Faute de temps, hélas, nous n'avons pas vraiment  évoqué la guerre potentielle avec un autre ennemi potentiel, le fameux «Daesh» ou Califat islamique. La frontière syrienne s'est réchauffée, les islamistes du Front el Nosra ont chassé les casques bleus,  il y a eu  plusieurs incidents graves où des drones puis un avion syrien ont été abattus par des missiles Patriot. On a l'impression cependant que l'ennemi prioritaire pour Israël reste l'axe chiite, l'alliance Iran-Hezbollah-Syrie.

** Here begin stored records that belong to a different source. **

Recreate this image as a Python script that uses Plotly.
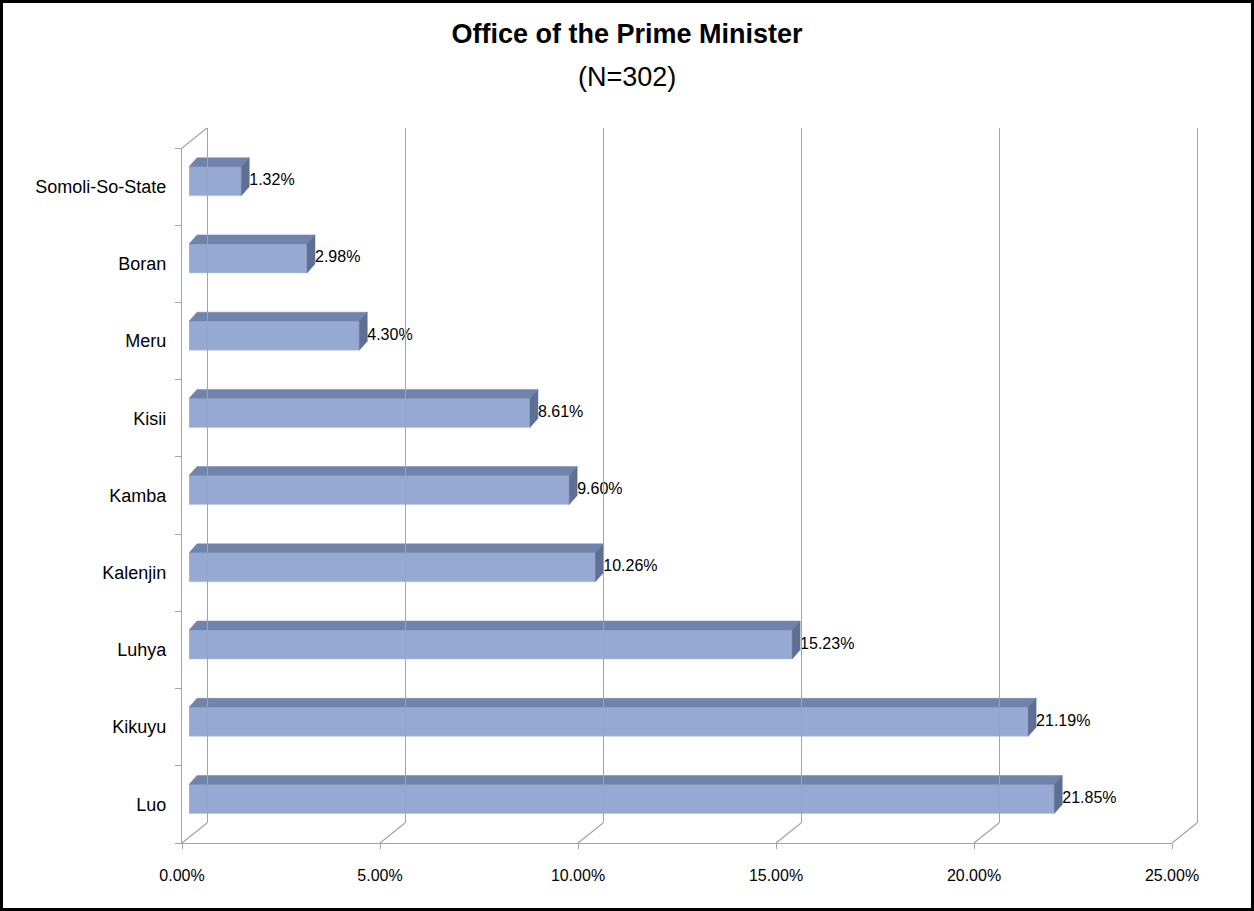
import plotly.graph_objects as go

# ---------------- data ----------------
categories = ["Luo", "Kikuyu", "Luhya", "Kalenjin", "Kamba", "Kisii", "Meru", "Boran", "Somoli-So-State"]
values = [21.85, 21.19, 15.23, 10.26, 9.60, 8.61, 4.30, 2.98, 1.32]
labels = ["21.85%", "21.19%", "15.23%", "10.26%", "9.60%", "8.61%", "4.30%", "2.98%", "1.32%"]
tick_vals = [0, 5, 10, 15, 20, 25]
tick_text = ["0.00%", "5.00%", "10.00%", "15.00%", "20.00%", "25.00%"]
title_main = "<b>Office of the Prime Minister</b>"
title_sub = "(N=302)"

W, H = 1254, 911
FONT = "Liberation Sans, Arial, sans-serif"

def fx(p):
    return p / W

def fy(p):
    return 1 - p / H

# geometry (pixels)
X0_BAR, X1_BAR = 189, 1179      # bar axis 0..25
X0_FR, X1_FR = 182, 1172        # front plane
X0_BK, X1_BK = 207, 1197        # back wall
Y_FR_TOP, Y_FR_BOT = 148, 843
Y_BK_TOP, Y_BK_BOT = 128, 823
Y_BAR_TOP, Y_BAR_BOT = 142.6, 837.6

px_per_unit_x = (X1_BAR - X0_BAR) / 25.0
px_per_unit_y = (Y_BAR_BOT - Y_BAR_TOP) / 9.0
bw = 29 / px_per_unit_y          # bar front face height
dx = 8 / px_per_unit_x           # depth offset
dy = 9 / px_per_unit_y
pad_bk = 0.5 * (X1_BK - X0_BK) / 25.0

FRONT = "#95A9D2"
TOP = "#7083AA"
SIDE = "#5E6F94"
GRID = "#A3A3A3"

fig = go.Figure()

# front faces
fig.add_trace(go.Bar(
    x=values, y=list(range(len(categories))), orientation="h", width=bw,
    marker=dict(color=FRONT, line=dict(color="#B8C6E2", width=0.6)),
    xaxis="x", yaxis="y", hoverinfo="skip", showlegend=False,
))

# top and side faces
for i, v in enumerate(values):
    yt = i + bw / 2
    yb = i - bw / 2
    fig.add_trace(go.Scatter(
        x=[0, v, v + dx, dx, 0], y=[yt, yt, yt + dy, yt + dy, yt],
        fill="toself", fillcolor=TOP, mode="lines", line=dict(color=TOP, width=0.5),
        xaxis="x", yaxis="y", hoverinfo="skip", showlegend=False,
    ))
    fig.add_trace(go.Scatter(
        x=[v, v + dx, v + dx, v, v], y=[yb, yb + dy, yt + dy, yt, yb],
        fill="toself", fillcolor=SIDE, mode="lines", line=dict(color=SIDE, width=0.5),
        xaxis="x", yaxis="y", hoverinfo="skip", showlegend=False,
    ))

# data labels
fig.add_trace(go.Scatter(
    x=[v + dx for v in values], y=list(range(len(categories))),
    mode="text", text=labels, textposition="middle right",
    textfont=dict(family=FONT, size=16, color="#000000"),
    xaxis="x", yaxis="y", hoverinfo="skip", showlegend=False, cliponaxis=False,
))

# dummy traces to activate the other axes
fig.add_trace(go.Scatter(x=[0], y=[0], mode="markers", marker=dict(opacity=0),
                         xaxis="x2", yaxis="y2", hoverinfo="skip", showlegend=False))
fig.add_trace(go.Scatter(x=[0], y=[categories[0]], mode="markers", marker=dict(opacity=0),
                         xaxis="x3", yaxis="y3", hoverinfo="skip", showlegend=False))

shapes = [
    dict(type="rect", xref="paper", yref="paper", x0=0.0012, y0=0.0016, x1=0.9988, y1=0.9984,
         line=dict(color="black", width=3), fillcolor="rgba(0,0,0,0)", layer="above"),
]
# floor diagonals at each tick, plus top-left wall diagonal
for t in tick_vals:
    xf = X0_FR + (X1_FR - X0_FR) * t / 25.0
    xb = X0_BK + (X1_BK - X0_BK) * t / 25.0
    shapes.append(dict(type="line", xref="paper", yref="paper",
                       x0=fx(xf), y0=fy(Y_FR_BOT), x1=fx(xb), y1=fy(Y_BK_BOT),
                       line=dict(color=GRID, width=1.2), layer="below"))
shapes.append(dict(type="line", xref="paper", yref="paper",
                   x0=fx(X0_FR), y0=fy(Y_FR_TOP), x1=fx(X0_BK), y1=fy(Y_BK_TOP),
                   line=dict(color=GRID, width=1.2), layer="below"))

annotations = [
    dict(text=title_sub, xref="paper", yref="paper", x=0.5, y=fy(77), xanchor="center",
         yanchor="middle", showarrow=False, font=dict(family=FONT, size=27, color="black")),
]

fig.update_layout(
    width=W, height=H,
    margin=dict(l=0, r=0, t=0, b=0, autoexpand=False),
    paper_bgcolor="white", plot_bgcolor="rgba(0,0,0,0)",
    font=dict(family=FONT, color="black"),
    title=dict(text=title_main, x=0.5, xanchor="center", y=fy(34), yanchor="middle",
               font=dict(family=FONT, size=27, color="black")),
    shapes=shapes,
    annotations=annotations,
    xaxis=dict(domain=[fx(X0_BAR), fx(X1_BAR)], range=[0, 25], anchor="y", automargin=False,
               showgrid=False, zeroline=False, showticklabels=False, showline=False, ticks=""),
    yaxis=dict(domain=[fy(Y_BAR_BOT), fy(Y_BAR_TOP)], range=[-0.5, 8.5], anchor="x", automargin=False,
               showgrid=False, zeroline=False, showticklabels=False, showline=False, ticks=""),
    xaxis2=dict(domain=[fx(X0_BK - pad_bk), fx(X1_BK + pad_bk)], range=[-0.5, 25.5], anchor="y2",
                automargin=False,
                tickvals=tick_vals, showgrid=True, gridcolor=GRID, gridwidth=1.2,
                zeroline=False, showticklabels=False, showline=False, ticks=""),
    yaxis2=dict(domain=[fy(Y_BK_BOT), fy(Y_BK_TOP)], range=[0, 1], anchor="x2", automargin=False,
                showgrid=False, zeroline=False, showticklabels=False, showline=False, ticks=""),
    xaxis3=dict(domain=[fx(X0_FR), fx(X1_FR)], range=[0, 25], anchor="y3", automargin=False,
                tickvals=tick_vals, ticktext=tick_text, showgrid=False, zeroline=False,
                showline=True, linecolor=GRID, linewidth=1.2,
                ticks="outside", ticklen=5, tickcolor=GRID, tickwidth=1.2, ticklabelstandoff=13,
                tickfont=dict(family=FONT, size=16, color="black")),
    yaxis3=dict(domain=[fy(Y_FR_BOT), fy(Y_FR_TOP)], type="category", automargin=False,
                categoryorder="array", categoryarray=categories, range=[-0.5, 8.5],
                anchor="x3", showgrid=False, zeroline=False,
                showline=True, linecolor=GRID, linewidth=1.2,
                ticks="outside", ticklen=6, tickcolor=GRID, tickwidth=1.2,
                tickson="boundaries", ticklabelstandoff=11,
                tickfont=dict(family=FONT, size=18, color="black")),
)

fig.write_html("out.html", config={"displayModeBar": False},
               post_script="document.body.style.margin='0';document.body.style.overflow='hidden';")
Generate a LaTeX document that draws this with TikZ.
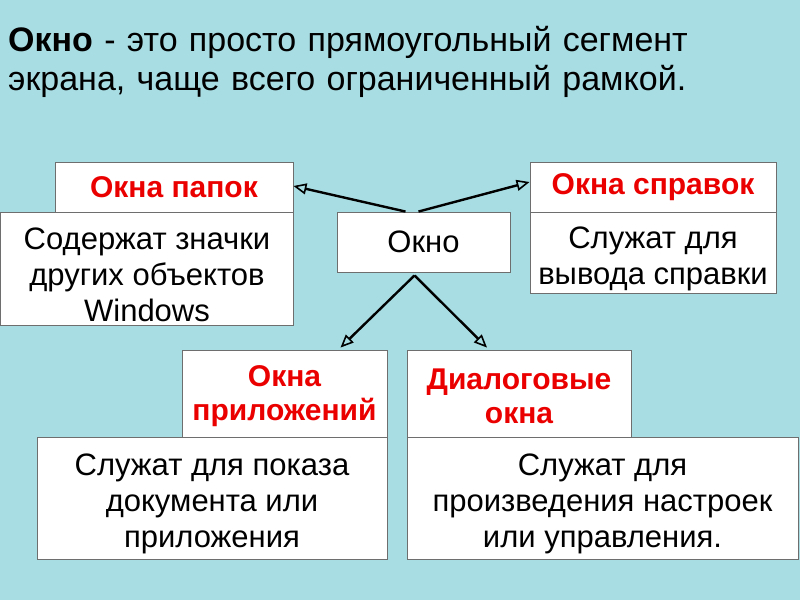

Or de plus en plus de voix se font entendre en Occident pour dire que «l'ennemi de mon ennemi étant mon ami», il ne faut plus considérer cet axe comme une menace. Quelle est l'évaluation stratégique d'Israël ?

 

Stéphane Juffa a confirmé ce que tous les analystes du pays pensent : la menace principale c'est l'Iran, qui possède des missiles balistiques, une marine, une industrie d'armement, un très bon niveau technologique, peut-être demain un armement nucléaire. Même s'il faut contrer l'Etat Islamique, les alliés occidentaux de l'État hébreu doivent bien réaliser que là est le principal danger.